What you have to do: Transcribe the material verbatim in full; the pictures do not belong in the copy.

Information provided:
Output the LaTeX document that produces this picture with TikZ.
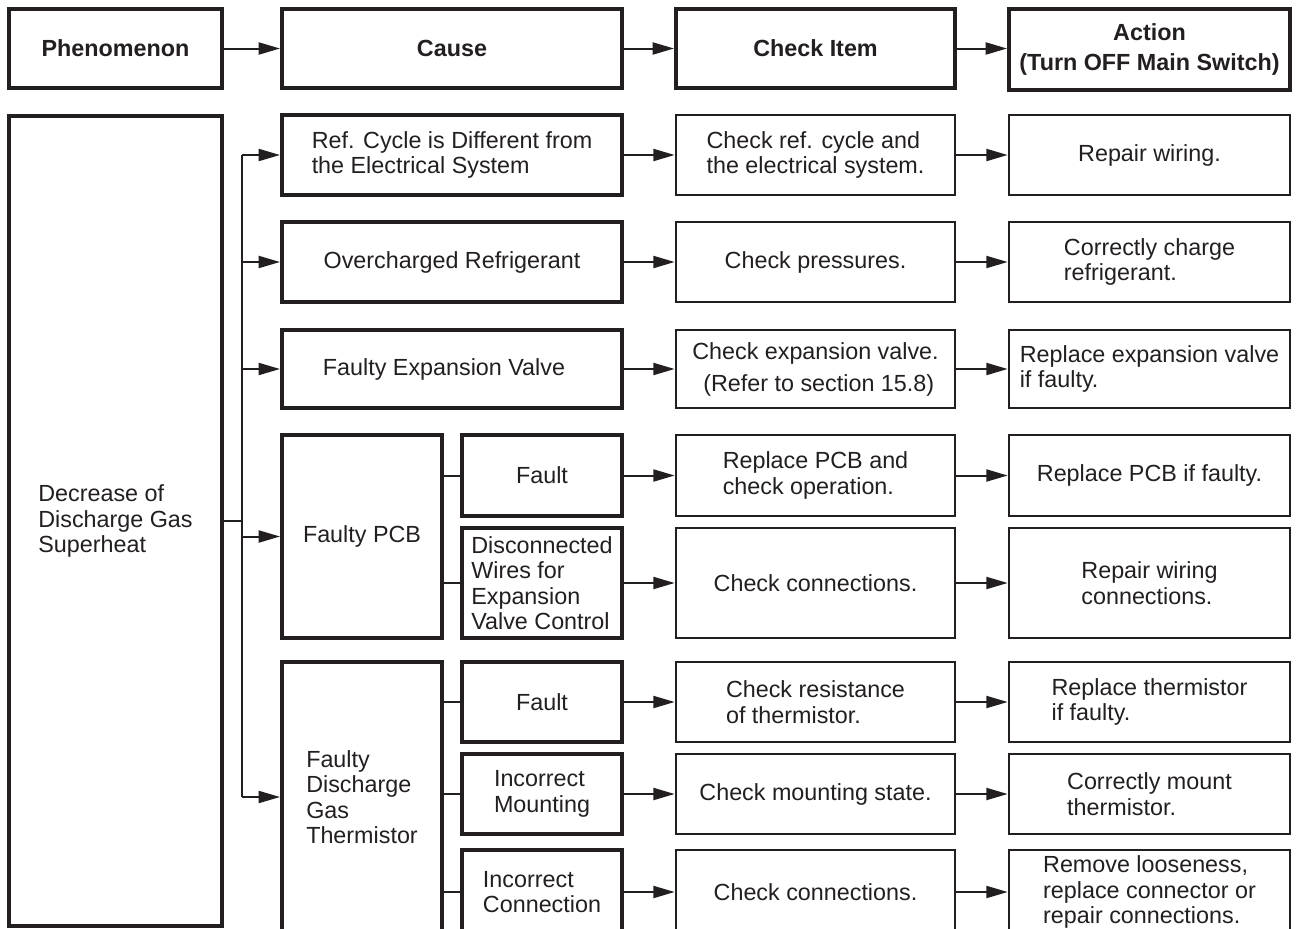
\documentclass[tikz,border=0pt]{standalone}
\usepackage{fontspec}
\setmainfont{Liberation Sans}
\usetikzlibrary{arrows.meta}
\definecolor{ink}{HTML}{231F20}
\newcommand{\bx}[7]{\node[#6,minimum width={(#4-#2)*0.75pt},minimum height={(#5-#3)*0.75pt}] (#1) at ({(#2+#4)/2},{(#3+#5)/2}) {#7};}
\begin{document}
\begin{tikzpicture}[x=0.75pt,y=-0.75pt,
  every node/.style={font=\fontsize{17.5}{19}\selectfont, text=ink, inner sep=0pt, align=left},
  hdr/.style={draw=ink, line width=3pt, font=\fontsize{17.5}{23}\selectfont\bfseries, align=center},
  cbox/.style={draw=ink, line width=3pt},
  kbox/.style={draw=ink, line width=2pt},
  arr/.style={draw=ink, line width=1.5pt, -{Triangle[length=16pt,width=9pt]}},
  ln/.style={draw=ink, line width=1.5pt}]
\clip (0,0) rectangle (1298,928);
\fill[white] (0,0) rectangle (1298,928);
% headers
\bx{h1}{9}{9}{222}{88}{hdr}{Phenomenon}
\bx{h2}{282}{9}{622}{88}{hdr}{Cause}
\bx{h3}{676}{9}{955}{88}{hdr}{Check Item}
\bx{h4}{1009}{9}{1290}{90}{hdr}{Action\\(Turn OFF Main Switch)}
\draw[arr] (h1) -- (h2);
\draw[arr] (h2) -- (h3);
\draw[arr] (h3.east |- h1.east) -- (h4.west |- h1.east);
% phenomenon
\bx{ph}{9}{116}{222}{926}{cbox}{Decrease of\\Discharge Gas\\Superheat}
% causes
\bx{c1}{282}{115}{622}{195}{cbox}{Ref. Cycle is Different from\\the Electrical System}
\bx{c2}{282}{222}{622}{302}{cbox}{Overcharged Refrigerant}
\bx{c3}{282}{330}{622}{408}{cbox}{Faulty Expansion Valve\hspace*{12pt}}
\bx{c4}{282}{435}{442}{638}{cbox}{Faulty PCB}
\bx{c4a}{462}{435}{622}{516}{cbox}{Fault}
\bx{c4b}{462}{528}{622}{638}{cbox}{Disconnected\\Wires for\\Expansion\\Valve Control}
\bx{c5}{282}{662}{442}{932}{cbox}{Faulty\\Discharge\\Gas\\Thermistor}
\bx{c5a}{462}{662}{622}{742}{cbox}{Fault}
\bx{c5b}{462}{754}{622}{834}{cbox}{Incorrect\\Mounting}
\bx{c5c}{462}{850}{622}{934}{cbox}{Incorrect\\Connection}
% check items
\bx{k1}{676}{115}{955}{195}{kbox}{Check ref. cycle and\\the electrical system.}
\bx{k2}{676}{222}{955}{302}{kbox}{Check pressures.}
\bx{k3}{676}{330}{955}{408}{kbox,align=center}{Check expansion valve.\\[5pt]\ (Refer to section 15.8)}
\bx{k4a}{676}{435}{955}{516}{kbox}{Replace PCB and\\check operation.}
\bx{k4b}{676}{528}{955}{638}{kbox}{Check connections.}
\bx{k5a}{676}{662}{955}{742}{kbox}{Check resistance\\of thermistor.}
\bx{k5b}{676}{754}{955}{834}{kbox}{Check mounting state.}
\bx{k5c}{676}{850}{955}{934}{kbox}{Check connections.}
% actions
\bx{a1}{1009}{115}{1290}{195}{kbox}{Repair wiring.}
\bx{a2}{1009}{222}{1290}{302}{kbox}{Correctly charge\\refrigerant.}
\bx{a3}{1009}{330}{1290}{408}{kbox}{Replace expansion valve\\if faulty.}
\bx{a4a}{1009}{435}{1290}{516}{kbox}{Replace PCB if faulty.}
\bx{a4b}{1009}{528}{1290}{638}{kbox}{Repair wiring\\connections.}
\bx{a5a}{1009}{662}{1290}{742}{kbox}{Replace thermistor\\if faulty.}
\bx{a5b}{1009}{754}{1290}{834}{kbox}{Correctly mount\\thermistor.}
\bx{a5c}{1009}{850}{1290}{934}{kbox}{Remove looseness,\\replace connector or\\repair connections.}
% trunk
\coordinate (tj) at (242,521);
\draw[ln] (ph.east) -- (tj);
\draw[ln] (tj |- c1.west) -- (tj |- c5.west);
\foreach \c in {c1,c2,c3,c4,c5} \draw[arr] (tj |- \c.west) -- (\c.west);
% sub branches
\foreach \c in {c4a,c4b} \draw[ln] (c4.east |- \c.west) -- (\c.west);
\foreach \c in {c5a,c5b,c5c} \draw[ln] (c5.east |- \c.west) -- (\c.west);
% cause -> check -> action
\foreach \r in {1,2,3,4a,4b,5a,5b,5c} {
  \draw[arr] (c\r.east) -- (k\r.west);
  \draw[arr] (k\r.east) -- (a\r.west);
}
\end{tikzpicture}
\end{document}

Response to the exercise:
Output the LaTeX document that produces this picture with TikZ.
\documentclass[tikz,border=0pt]{standalone}
\usepackage{fontspec}
\setmainfont{Liberation Sans}
\usetikzlibrary{arrows.meta}
\definecolor{ink}{HTML}{231F20}
\newcommand{\bx}[7]{\node[#6,minimum width={(#4-#2)*0.75pt},minimum height={(#5-#3)*0.75pt}] (#1) at ({(#2+#4)/2},{(#3+#5)/2}) {#7};}
\begin{document}
\begin{tikzpicture}[x=0.75pt,y=-0.75pt,
  every node/.style={font=\fontsize{17.5}{19}\selectfont, text=ink, inner sep=0pt, align=left},
  hdr/.style={draw=ink, line width=3pt, font=\fontsize{17.5}{23}\selectfont\bfseries, align=center},
  cbox/.style={draw=ink, line width=3pt},
  kbox/.style={draw=ink, line width=2pt},
  arr/.style={draw=ink, line width=1.5pt, -{Triangle[length=16pt,width=9pt]}},
  ln/.style={draw=ink, line width=1.5pt}]
\clip (0,0) rectangle (1298,928);
\fill[white] (0,0) rectangle (1298,928);
% headers
\bx{h1}{9}{9}{222}{88}{hdr}{Phenomenon}
\bx{h2}{282}{9}{622}{88}{hdr}{Cause}
\bx{h3}{676}{9}{955}{88}{hdr}{Check Item}
\bx{h4}{1009}{9}{1290}{90}{hdr}{Action\\(Turn OFF Main Switch)}
\draw[arr] (h1) -- (h2);
\draw[arr] (h2) -- (h3);
\draw[arr] (h3.east |- h1.east) -- (h4.west |- h1.east);
% phenomenon
\bx{ph}{9}{116}{222}{926}{cbox}{Decrease of\\Discharge Gas\\Superheat}
% causes
\bx{c1}{282}{115}{622}{195}{cbox}{Ref. Cycle is Different from\\the Electrical System}
\bx{c2}{282}{222}{622}{302}{cbox}{Overcharged Refrigerant}
\bx{c3}{282}{330}{622}{408}{cbox}{Faulty Expansion Valve\hspace*{12pt}}
\bx{c4}{282}{435}{442}{638}{cbox}{Faulty PCB}
\bx{c4a}{462}{435}{622}{516}{cbox}{Fault}
\bx{c4b}{462}{528}{622}{638}{cbox}{Disconnected\\Wires for\\Expansion\\Valve Control}
\bx{c5}{282}{662}{442}{932}{cbox}{Faulty\\Discharge\\Gas\\Thermistor}
\bx{c5a}{462}{662}{622}{742}{cbox}{Fault}
\bx{c5b}{462}{754}{622}{834}{cbox}{Incorrect\\Mounting}
\bx{c5c}{462}{850}{622}{934}{cbox}{Incorrect\\Connection}
% check items
\bx{k1}{676}{115}{955}{195}{kbox}{Check ref. cycle and\\the electrical system.}
\bx{k2}{676}{222}{955}{302}{kbox}{Check pressures.}
\bx{k3}{676}{330}{955}{408}{kbox,align=center}{Check expansion valve.\\[5pt]\ (Refer to section 15.8)}
\bx{k4a}{676}{435}{955}{516}{kbox}{Replace PCB and\\check operation.}
\bx{k4b}{676}{528}{955}{638}{kbox}{Check connections.}
\bx{k5a}{676}{662}{955}{742}{kbox}{Check resistance\\of thermistor.}
\bx{k5b}{676}{754}{955}{834}{kbox}{Check mounting state.}
\bx{k5c}{676}{850}{955}{934}{kbox}{Check connections.}
% actions
\bx{a1}{1009}{115}{1290}{195}{kbox}{Repair wiring.}
\bx{a2}{1009}{222}{1290}{302}{kbox}{Correctly charge\\refrigerant.}
\bx{a3}{1009}{330}{1290}{408}{kbox}{Replace expansion valve\\if faulty.}
\bx{a4a}{1009}{435}{1290}{516}{kbox}{Replace PCB if faulty.}
\bx{a4b}{1009}{528}{1290}{638}{kbox}{Repair wiring\\connections.}
\bx{a5a}{1009}{662}{1290}{742}{kbox}{Replace thermistor\\if faulty.}
\bx{a5b}{1009}{754}{1290}{834}{kbox}{Correctly mount\\thermistor.}
\bx{a5c}{1009}{850}{1290}{934}{kbox}{Remove looseness,\\replace connector or\\repair connections.}
% trunk
\coordinate (tj) at (242,521);
\draw[ln] (ph.east) -- (tj);
\draw[ln] (tj |- c1.west) -- (tj |- c5.west);
\foreach \c in {c1,c2,c3,c4,c5} \draw[arr] (tj |- \c.west) -- (\c.west);
% sub branches
\foreach \c in {c4a,c4b} \draw[ln] (c4.east |- \c.west) -- (\c.west);
\foreach \c in {c5a,c5b,c5c} \draw[ln] (c5.east |- \c.west) -- (\c.west);
% cause -> check -> action
\foreach \r in {1,2,3,4a,4b,5a,5b,5c} {
  \draw[arr] (c\r.east) -- (k\r.west);
  \draw[arr] (k\r.east) -- (a\r.west);
}
\end{tikzpicture}
\end{document}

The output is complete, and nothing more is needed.